Most of the pure waiting in the job will be for replication (the throttling just makes the worker request finish and the slot go to another wiki). It seems worth considering to just use that setting.
The batch size is already configurable, that was deployed a few weeks go. The relevant setting is WikiPageUpdaterDbBatchSize.

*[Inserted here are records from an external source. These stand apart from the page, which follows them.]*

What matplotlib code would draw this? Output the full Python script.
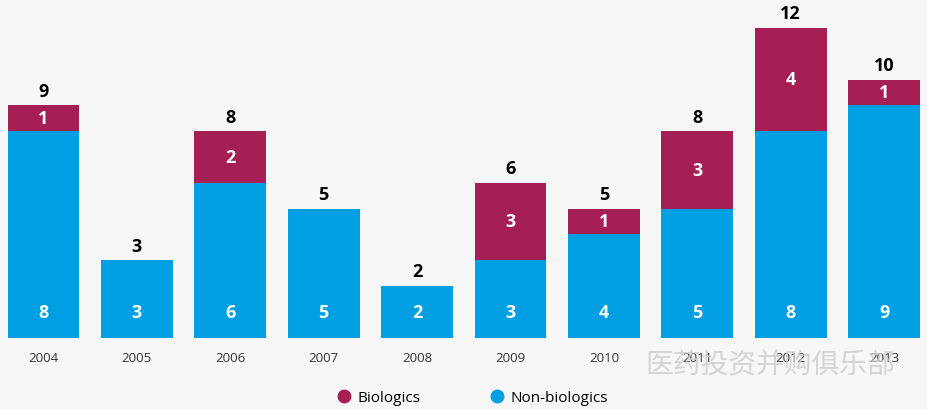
import matplotlib.pyplot as plt
from matplotlib.lines import Line2D

years = ['2004', '2005', '2006', '2007', '2008', '2009', '2010', '2011', '2012', '2013']
non_biologics = [8, 3, 6, 5, 2, 3, 4, 5, 8, 9]
biologics = [1, 0, 2, 0, 0, 3, 1, 3, 4, 1]
totals = [n + b for n, b in zip(non_biologics, biologics)]

BLUE = '#009fe3'
MAGENTA = '#a51f55'
BG = '#f7f7f7'

plt.rcParams['font.family'] = ['Open Sans', 'Noto Sans CJK SC', 'DejaVu Sans']

fig = plt.figure(figsize=(9.27, 4.10), dpi=100, facecolor=BG)
ax = fig.add_axes([0, 71.5 / 410, 1, 338.5 / 410])
ax.set_facecolor(BG)

x = list(range(len(years)))
ax.bar(x, non_biologics, width=0.77, color=BLUE)
ax.bar(x, biologics, width=0.77, bottom=non_biologics, color=MAGENTA)

for i in x:
    # non-biologics count near bottom of bar
    ax.text(i, 1.0, str(non_biologics[i]), ha='center', va='center',
            color='white', fontsize=13, fontweight='bold')
    if biologics[i] > 0:
        ax.text(i, non_biologics[i] + biologics[i] / 2, str(biologics[i]),
                ha='center', va='center', color='white', fontsize=13, fontweight='bold')
    ax.annotate(str(totals[i]), (i, totals[i]), xytext=(0, 4), textcoords='offset points',
                ha='center', va='bottom', color='black', fontsize=13, fontweight='bold')
    ax.text(i, -0.76, years[i], ha='center', va='center', color='#333333', fontsize=9.5)

ax.set_xlim(-0.466, 9.459)
ax.set_ylim(0, 338.5 / 25.8)
ax.axis('off')

# legend
handles = [Line2D([], [], marker='o', linestyle='', color=MAGENTA, markersize=9),
           Line2D([], [], marker='o', linestyle='', color=BLUE, markersize=9)]
fig.legend(handles, ['Biologics', 'Non-biologics'], loc='center',
           bbox_to_anchor=(472 / 927, 11 / 410), ncol=2, frameon=False,
           fontsize=11, handletextpad=0.4, columnspacing=4.5, handlelength=1)

# watermark
fig.text(770 / 927, 45 / 410, '医药投资并购俱乐部', ha='center', va='center',
         fontsize=20, color='#cccccc', alpha=0.8, family=['Noto Sans CJK SC', 'DejaVu Sans'])

fig.savefig('out.png', dpi=100, facecolor=BG)
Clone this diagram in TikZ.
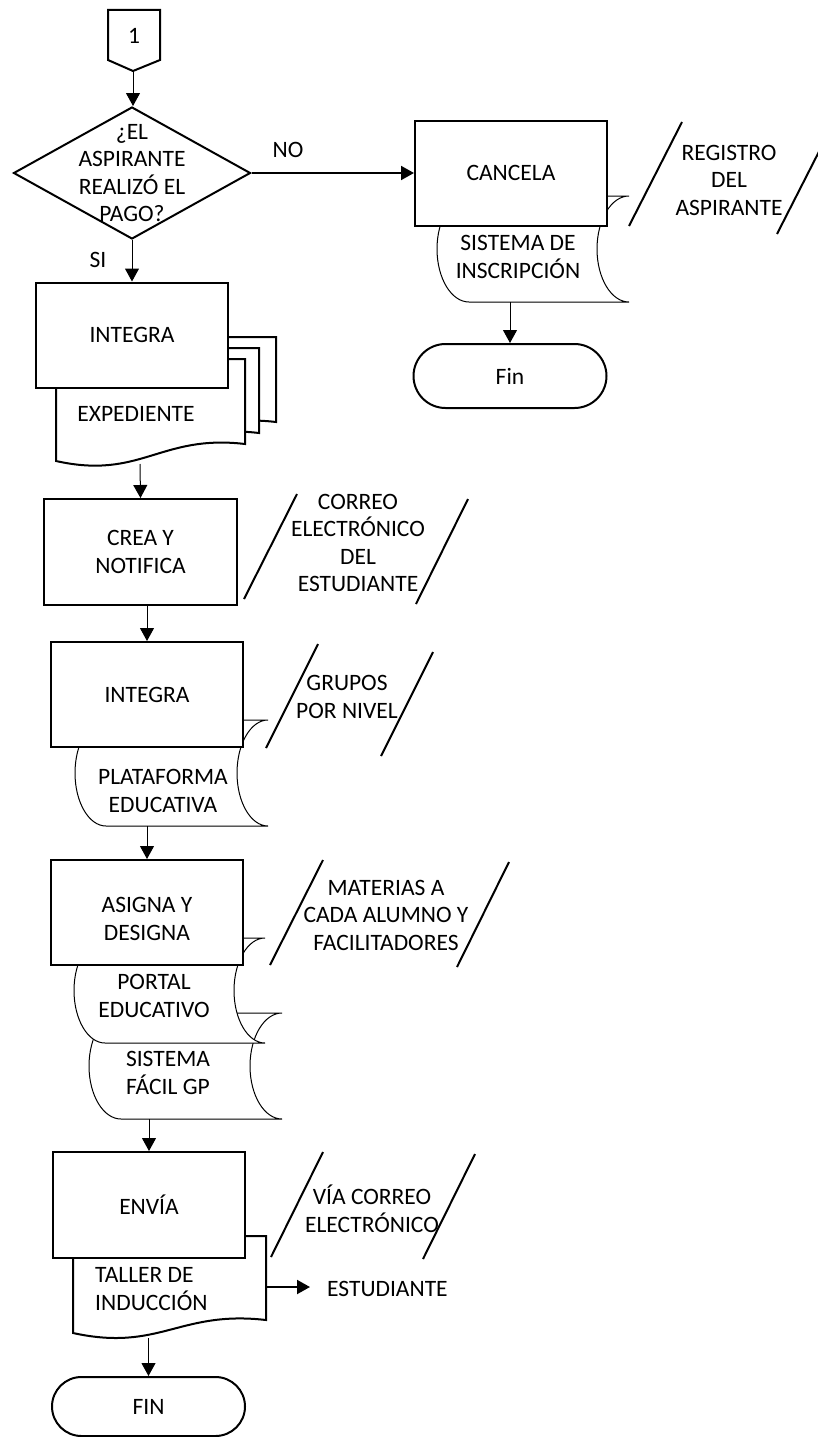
\documentclass[tikz,border=0pt]{standalone}
\usepackage{fontspec}
\setmainfont{Carlito}
\usetikzlibrary{arrows.meta,shapes.geometric}

\tikzset{
  x=1pt, y=-1pt,
  base/.style={font=\fontsize{23.5}{27.5}\selectfont, align=center, inner sep=0pt},
  box/.style={base, draw, line width=2pt, fill=white, minimum width=192pt, minimum height=105pt},
  term/.style={base, draw, line width=2pt, fill=white, minimum width=193pt},
  flow/.style={line width=1pt, -{Triangle[width=14pt,length=13pt]}},
  boldflow/.style={line width=2pt, -{Triangle[width=14pt,length=13pt]}},
  slash/.style={line width=2pt},
  thinshape/.style={line width=1pt, fill=white},
  thickshape/.style={line width=2pt, fill=white},
}

% stored-data symbol: left, top, right, bottom, arc depth
\newcommand\storedshape[5]{%
  \pgfmathsetmacro\sdM{(#2+#4)/2}%
  \pgfmathsetmacro\sdH{0.552*(#4-#2)/2}%
  \pgfmathsetmacro\sdK{0.552*#5}%
  \draw[thinshape] (#1+#5,#2) -- (#3,#2)
    .. controls (#3-\sdK,#2) and (#3-#5,\sdM-\sdH) .. (#3-#5,\sdM)
    .. controls (#3-#5,\sdM+\sdH) and (#3-\sdK,#4) .. (#3,#4)
    -- (#1+#5,#4)
    .. controls (#1+#5-\sdK,#4) and (#1,\sdM+\sdH) .. (#1,\sdM)
    .. controls (#1,\sdM-\sdH) and (#1+#5-\sdK,#2) .. (#1+#5,#2) -- cycle;}

% document symbol: left, top, right, bottom at right, bottom at left
\newcommand\docshape[5]{%
  \pgfmathsetmacro\dW{#3-#1}%
  \draw[thickshape] (#1,#2) -- (#3,#2) -- (#3,#4)
    .. controls (#1+0.55*\dW,#4-10) and (#1+0.45*\dW,#5+19) .. (#1,#5) -- cycle;}

\begin{document}
\begin{tikzpicture}
\useasboundingbox (0,0) rectangle (818,1437);

% ---------- off-page connector and decision ----------
\draw[line width=2pt] (108,10) -- (160,10) -- (160,60) -- (133,71) -- (108,60) -- cycle;
\node[base] (one) at (134,36) {1};
\coordinate (onetip) at (133,71);

\node[draw, diamond, line width=2pt, minimum width=237pt, minimum height=132pt, inner sep=0pt] (dec) at (132,173) {};
\node[base] (dectxt) at (132,173) {¿EL\\ASPIRANTE\\REALIZÓ EL\\PAGO?};
\draw[flow] (onetip) -- (onetip |- dec.north);

\node[base] (no) at (288,150) {NO};
\node[base] (si) at (98,260) {SI};

% ---------- NO branch ----------
\storedshape{437}{196}{629}{302}{32}
\node[base] (sistins) at (518,257) {SISTEMA DE\\INSCRIPCIÓN};
\node[box] (cancela) at (511,173) {CANCELA};
\draw[boldflow] (dec.east) -- (cancela.west);

\node[term, minimum height=64pt, rounded corners=32pt] (fin1) at (510,376) {Fin};
\coordinate (sistinsb) at (510,302);
\draw[flow] (sistinsb) -- (fin1.north);

\draw[slash] (629,226) -- (682,122);
\draw[slash] (777,234) -- (830,130);
\node[base] (registro) at (729,180) {REGISTRO\\DEL\\ASPIRANTE};

% ---------- INTEGRA / EXPEDIENTE ----------
\docshape{87}{337}{276}{422}{439}
\docshape{70}{348}{259}{433}{450}
\docshape{56}{359}{245}{444}{461}
\node[base] (expediente) at (136,414) {EXPEDIENTE};
\node[box] (integra1) at (132,335) {INTEGRA};
\draw[flow] (dec.south) -- (integra1.north);

% ---------- CREA Y NOTIFICA ----------
\node[box, minimum width=193pt, minimum height=106pt] (crea) at (140.5,552) {CREA Y\\NOTIFICA};
\coordinate (expb) at (140,464);
\draw[flow] (expb) -- (crea.north);

\draw[slash] (244,599) -- (297,494);
\draw[slash] (416,604) -- (468,499);
\node[base] (correo) at (358,543) {CORREO\\ELECTRÓNICO\\DEL\\ESTUDIANTE};

% ---------- INTEGRA / PLATAFORMA EDUCATIVA ----------
\storedshape{75}{720}{268}{826}{31}
\node[base] (plataforma) at (163,791) {PLATAFORMA\\EDUCATIVA};
\node[box] (integra2) at (147,694.5) {INTEGRA};
\draw[flow] (integra2.north |- crea.south) -- (integra2.north);

\draw[slash] (266,748) -- (318,644);
\draw[slash] (381,756) -- (433,652);
\node[base] (grupos) at (347,697) {GRUPOS\\POR NIVEL};

% ---------- ASIGNA Y DESIGNA ----------
\storedshape{89}{1013}{282}{1119}{32}
\node[base] (facil) at (168,1073) {SISTEMA\\FÁCIL GP};
\storedshape{74}{938}{265}{1043}{31}
\node[base] (portal) at (154,996) {PORTAL\\EDUCATIVO};
\node[box] (asigna) at (147,912.5) {};
\node[base] (asignatxt) at (147,919) {ASIGNA Y\\DESIGNA};
\coordinate (platb) at (147,826);
\draw[flow] (platb) -- (asigna.north);

\draw[slash] (270,965) -- (323,860);
\draw[slash] (457,967) -- (509,862);
\node[base] (materias) at (386,915) {MATERIAS A\\CADA ALUMNO Y\\FACILITADORES};

% ---------- ENVÍA / TALLER DE INDUCCIÓN ----------
\docshape{73}{1236}{266}{1320}{1333}
\node[base, align=left, anchor=west] (taller) at (95,1289) {TALLER DE\\INDUCCIÓN};
\node[box, minimum width=192pt, minimum height=106pt] (envia) at (149,1205) {ENVÍA};
\coordinate (facilb) at (149,1119);
\draw[flow] (facilb) -- (envia.north);

\draw[slash] (271,1257) -- (323,1152);
\draw[slash] (423,1259) -- (475,1154);
\node[base] (via) at (372,1209) {VÍA CORREO\\ELECTRÓNICO};

\node[base, anchor=west] (estudiante) at (327,1289) {ESTUDIANTE};
\coordinate (tallerr) at (266,1287);
\draw[boldflow] (tallerr) -- ([xshift=-17pt]estudiante.west |- tallerr);

% ---------- end ----------
\node[term, minimum height=59pt, rounded corners=29.5pt] (fin2) at (148.5,1406.5) {FIN};
\coordinate (tallerb) at (148.5,1338);
\draw[flow] (tallerb) -- (fin2.north);
\end{tikzpicture}
\end{document}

This seems to be insufficient though, since WikiPageUpdater triggers three kinds of jobs with very different batch size. For this reason, I made https://gerrit.wikimedia.org/r/#/c/377046/ as requested by Giuseppe.
The three job types are:
- InjectRCRecordsJob - this could probably use $wgUpdateRowsPerQuery, since it just inserts rows; but currently, we run a query for each change, checking for duplicates. We could a) stop doing that b) batch that c) have a separate setting, so we can tweak batch size
- UpdateHtmlCacheJob - updates page_touched, and sends purge requests to CDN. Could also use $wgUpdateRowsPerQuery, if we consider cost of CDN purges to be negligible.
- RefreshLinksJob - parses pages and triggers potentially large updates to various links tables. Should have a separate setting, or even no batching at all, to improve deduplication. This job being slow was the reason for the hotfix.
We could have the first two settings default to $wgUpdateRowsPerQuery, if we want the ability to tweak them if needed, but want to go with $wgUpdateRowsPerQuery initially.